Adafruit Grand Central M4
9/25/2021
The Grand Central has flown twice with an instrument package.
The first time was a fairly low altitude flight. The second flight was 2980 feet, which is a record for me at this time.
Here is a quick cell phone shot of the instruments mounted on top of the processor board.
You can see the OLED display here, as well as a real time clock, LIS3dh accelerometer, and BMP280 pressure sensor. Using the Adafruit libraries you can get the altitude from the pressure. The RTC helped to get a timestamp on the data files from launches. The code was adapted from my Adalogger/Feather based software and written in Arduino/C++.
Below is a side view of the instrument system.
I bought some plastic standoffs from the web. I used these to put the instrument board over the CPU board. I used wirewrap to wire up the instruments and then wired down to pins in the block in the M4. This was not pretty but it worked ok.
This board showed that a larger sized package could be flown in a high power rocket and recovered after flight.
1/2/2021
About a year ago, Adafruit introduced this board. I bought one of the first ones sold, which has the “beta” label on the board. Their website points out that there is a silkscreen error on the board which confirms I have an early release.
Regardless of that, this is a very powerful board which I have done little with so far unfortunately. I recently dug the board out and did some testing.
The basic info on the board is shown below:
The first thing you notice about this board is the size. This is not a feather by any means. Without the constraints of the feather form factor, they were able to connect virtually all of the processor pins to the connectors on this mega size board. The main pins seem to match the standard Arduino form factor, but the extra two rows on the right have new functions.
Some specs from the site:
ATSAMD51P20:
- Cortex M4 core running at 120 MHz
- Hardware DSP and floating point support
- 1MB flash, 256 KB RAM
- 32-bit, 3.3V logic and power
- 70 GPIO pins in total
- Dual 1 MSPS DAC (A0 and A1)
- Dual 1 MSPS ADC (15 analog pins)
- 8 x hardware SERCOM (can be I2C, SPI or UART)
- 22 x PWM outputs
- Stereo I2S input/output with MCK pin
- 12-bit Parallel capture controller (for camera/video in)
- Built in crypto engines with AES (256 bit), true RNG, Pubkey controller
Especially important for my work are these features:
- 8 MB QSPI Flash storage chip is included on board. You can use the SPI Flash storage like a very tiny hard drive. When used in Circuit Python, the 8 MB flash acts as storage for all your scripts, libraries and files. When used in Arduino, you can read/write files to it, like a little datalogger or SD card, and then with our helper program, access the files over USB.
- Micro SD Card slot – removable storage of any size, connected to an SPI SERCOM (SDIO is not supported)
While they say above the 8Mb is like a tiny hard drive, you should remember that earlier personal computers had floppy drives that only held 1.44 Mb of data. So this chip has the equivalent of almost 6 of the floppy drives. That is pretty amazing. For logging of data, the information can be temporarily stored on the chip and then copied to the micro sd when an event has completed.

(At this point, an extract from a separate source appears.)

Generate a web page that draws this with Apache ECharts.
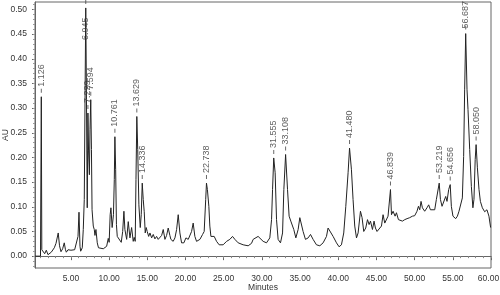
<!DOCTYPE html>
<html>
<head>
<meta charset="utf-8">
<script src="https://cdn.jsdelivr.net/npm/echarts@6/dist/echarts.min.js"></script>
<style>html,body{margin:0;padding:0;background:#fff}#c{width:500px;height:295px}</style>
</head>
<body>
<div id="c"></div>
<script>
// Chromatogram trace: retention time (min) and absorbance (AU)
const traceTimes = [0.3,1.02,1.07,1.126,1.19,1.35,1.57,1.78,2.00,2.22,2.43,2.66,2.83,3.05,3.34,3.51,3.70,3.92,4.13,4.29,4.40,4.62,4.79,5.01,5.27,5.49,5.70,5.93,6.06,6.19,6.28,6.49,6.62,6.75,6.87,6.945,7.04,7.14,7.19,7.23,7.31,7.42,7.50,7.60,7.69,7.77,7.93,8.06,8.15,8.28,8.45,8.61,8.80,9.24,9.46,9.68,9.89,10.01,10.14,10.24,10.40,10.57,10.68,10.76,10.86,10.96,11.07,11.33,11.59,11.78,11.94,12.07,12.30,12.51,12.73,12.95,13.16,13.29,13.42,13.52,13.63,13.75,13.90,14.08,14.21,14.34,14.47,14.60,14.73,14.86,14.99,15.18,15.35,15.57,15.78,16.00,16.22,16.43,16.65,16.88,17.09,17.31,17.53,17.74,17.96,18.09,18.39,18.62,18.84,19.05,19.27,19.49,19.79,20.06,20.36,20.58,20.80,21.01,21.23,21.45,21.69,21.89,22.24,22.45,22.65,22.75,22.87,23.06,23.19,23.33,23.55,23.76,24.07,24.41,24.93,25.38,25.81,26.16,26.47,26.90,27.55,28.21,28.65,28.86,29.09,29.51,29.74,30.17,30.61,31.04,31.27,31.40,31.555,31.74,31.92,32.13,32.44,32.71,32.88,33.108,33.36,33.57,33.79,34.01,34.18,34.45,34.75,34.97,35.19,35.40,35.71,36.06,36.37,36.71,37.15,37.59,38.02,38.46,38.67,38.89,39.33,39.77,40.11,40.42,40.72,40.99,41.29,41.48,41.73,41.94,42.16,42.39,42.60,42.91,43.12,43.34,43.60,43.83,44.04,44.22,44.48,44.69,44.87,45.08,45.34,45.66,45.87,46.09,46.31,46.52,46.84,46.97,47.18,47.44,47.62,47.88,48.14,48.40,48.71,49.01,49.36,49.71,50.01,50.31,50.50,50.67,50.84,51.02,51.32,51.62,51.84,52.07,52.33,52.63,52.85,53.22,53.38,53.59,53.85,54.07,54.24,54.46,54.66,54.81,55.02,55.38,55.60,55.81,56.03,56.25,56.42,56.55,56.687,56.86,56.99,57.21,57.43,57.63,57.77,57.93,58.05,58.22,58.43,58.61,58.87,59.17,59.47,59.73,59.95];
const traceValues = [0,0,0,0.323,0.013,0.010,0.005,0.012,0.003,0.005,0.008,0.007,0.017,0.026,0.047,0.021,0.009,0.015,0.027,0.013,0.008,0.013,0.010,0.012,0.015,0.013,0.017,0.040,0.089,0.020,0.010,0.017,0.054,0.115,0.357,0.503,0.317,0.098,0.215,0.290,0.215,0.165,0.256,0.317,0.216,0.094,0.061,0.054,0.042,0.054,0.027,0.017,0.017,0.015,0.017,0.020,0.036,0.028,0.084,0.098,0.058,0.084,0.155,0.242,0.175,0.064,0.040,0.042,0.028,0.050,0.091,0.054,0.034,0.070,0.037,0.058,0.030,0.038,0.030,0.155,0.283,0.216,0.104,0.058,0.084,0.148,0.115,0.090,0.047,0.058,0.050,0.040,0.047,0.037,0.044,0.035,0.040,0.034,0.030,0.042,0.054,0.034,0.042,0.057,0.042,0.034,0.030,0.037,0.054,0.084,0.047,0.027,0.027,0.037,0.034,0.034,0.050,0.067,0.040,0.030,0.030,0.034,0.044,0.050,0.115,0.148,0.135,0.101,0.061,0.040,0.037,0.040,0.030,0.023,0.023,0.030,0.034,0.040,0.034,0.027,0.023,0.021,0.026,0.034,0.030,0.040,0.037,0.030,0.027,0.037,0.074,0.135,0.199,0.169,0.074,0.034,0.027,0.047,0.135,0.206,0.135,0.081,0.071,0.071,0.054,0.037,0.054,0.078,0.074,0.050,0.034,0.037,0.044,0.034,0.023,0.021,0.027,0.040,0.057,0.061,0.040,0.027,0.019,0.023,0.047,0.101,0.169,0.219,0.175,0.115,0.061,0.037,0.047,0.091,0.078,0.050,0.057,0.074,0.064,0.071,0.054,0.071,0.057,0.050,0.050,0.061,0.084,0.067,0.064,0.081,0.135,0.084,0.091,0.081,0.088,0.074,0.078,0.071,0.074,0.076,0.078,0.081,0.082,0.091,0.101,0.094,0.111,0.098,0.091,0.098,0.104,0.094,0.091,0.094,0.115,0.148,0.115,0.101,0.104,0.121,0.111,0.135,0.145,0.101,0.081,0.076,0.081,0.091,0.094,0.118,0.202,0.337,0.451,0.337,0.297,0.216,0.141,0.098,0.115,0.196,0.226,0.179,0.135,0.111,0.098,0.090,0.094,0.081,0.058];

// Annotated peaks
const peakLabels = ['1.126','6.945','7.229','7.594','10.761','13.629','14.336','22.738','31.555','33.108','41.480','46.839','53.219','54.656','56.687','58.050'];
const peakTimes  = [1.126,6.945,7.23,7.60,10.76,13.63,14.34,22.75,31.555,33.108,41.48,46.84,53.22,54.66,56.687,58.05];
const peakHeights= [0.323,0.503,0.290,0.317,0.242,0.283,0.148,0.148,0.199,0.206,0.219,0.135,0.148,0.145,0.451,0.226];

// Axis ticks
const xTickLabels = [5,10,15,20,25,30,35,40,45,50,55,60];
const yTickLabels = [0,0.05,0.10,0.15,0.20,0.25,0.30,0.35,0.40,0.45,0.50];
const xMinorTicks = []; for (let i = 1; i <= 60; i++) xMinorTicks.push(i);
const yMinorTicks = []; for (let i = -2; i <= 51; i++) yMinorTicks.push(+(i*0.01).toFixed(2));

const FONT = 'Liberation Sans, Arial, sans-serif';
const AX = '#666';

const chart = echarts.init(document.getElementById('c'), null, {renderer: 'canvas'});
const lineData = traceTimes.map((t, i) => [t, traceValues[i]]);
const peakData = peakTimes.map((t, i) => {
  const d = {name: peakLabels[i], value: [t, peakHeights[i]]};
  if (peakLabels[i] === '6.945') d.label = {position: 'bottom', distance: 36};
  if (peakLabels[i] === '56.687') { d.label = {distance: -3}; }
  return d;
});

chart.setOption({
  animation: false,
  grid: {left: 35, right: 9, top: 2, bottom: 27, containLabel: false, outerBoundsMode: 'none',
         show: true, borderColor: AX, borderWidth: 1, backgroundColor: 'transparent'},
  xAxis: [{
    type: 'value', min: 0.3, max: 60,
    name: 'Minutes', nameLocation: 'middle', nameGap: 15, nameMoveOverlap: false,
    nameTextStyle: {fontSize: 8.5, color: '#333', fontFamily: FONT},
    axisLine: {show: true, lineStyle: {color: AX}},
    axisTick: {show: true, length: 4, customValues: xTickLabels, lineStyle: {color: AX}},
    axisLabel: {show: true, customValues: xTickLabels,
      formatter: v => v === 60 ? '{r|' + v.toFixed(2) + '}' : v.toFixed(2),
      rich: {r: {fontSize: 8.5, color: '#333', fontFamily: FONT, padding: [0, 5, 0, 0]}},
      fontSize: 8.5, color: '#333', fontFamily: FONT, margin: 6},
    splitLine: {show: false}
  }, {
    type: 'value', min: 0.3, max: 60, position: 'bottom', gridIndex: 0,
    axisLine: {show: false},
    axisTick: {show: true, length: 2, customValues: xMinorTicks, lineStyle: {color: '#888'}},
    axisLabel: {show: false}, splitLine: {show: false}
  }],
  yAxis: [{
    type: 'value', min: -0.024, max: 0.515,
    name: 'AU', nameLocation: 'middle', nameGap: 25, nameMoveOverlap: false,
    nameTextStyle: {fontSize: 8.5, color: '#333', fontFamily: FONT},
    axisLine: {show: true, lineStyle: {color: AX}},
    axisTick: {show: true, length: 3, customValues: yTickLabels, lineStyle: {color: AX}},
    axisLabel: {show: true, customValues: yTickLabels, formatter: v => v.toFixed(2), fontSize: 8.5, color: '#333', fontFamily: FONT, margin: 8},
    splitLine: {show: false}
  }, {
    type: 'value', min: -0.024, max: 0.515, position: 'left',
    axisLine: {show: false},
    axisTick: {show: true, length: 2, customValues: yMinorTicks, lineStyle: {color: '#999'}},
    axisLabel: {show: false}, splitLine: {show: false}
  }],
  series: [{
    type: 'line', data: lineData, showSymbol: false, symbol: 'none',
    lineStyle: {color: '#222', width: 1}, z: 2
  }, {
    type: 'scatter', data: peakData,
    symbol: 'rect', symbolSize: [1, 4], symbolOffset: [0, -6],
    itemStyle: {color: '#444'}, z: 3,
    label: {
      show: true, formatter: p => p.name, rotate: 90,
      position: 'top', distance: 2, align: 'left', verticalAlign: 'middle',
      fontSize: 9, color: '#333', fontFamily: FONT
    }
  }]
});
</script>
</body>
</html>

The chip has a parallel capture peripheral, which can be used to interface with digital camera chips. This can be used for some of the lower end chips to capture live video and process the video in real time. This could be used for navigation, to look for craters and other features on the surface for example.
The PWM pins can be used with servos, which could be handy in the controls of cameras or sensors on the balloon.
I connected up an OLED display that I bought some time ago. This little display is really amazing. While it is rated at 128×32, it can be used to display text in various sizes and also graphics. It is very light and small and uses the I2C interface. I have used colored LEDs in the past, but for the weight of 3 or 4 full sized LED, this board can display vastly more information. Having this type of display for balloon or even rocket applications would be very handy.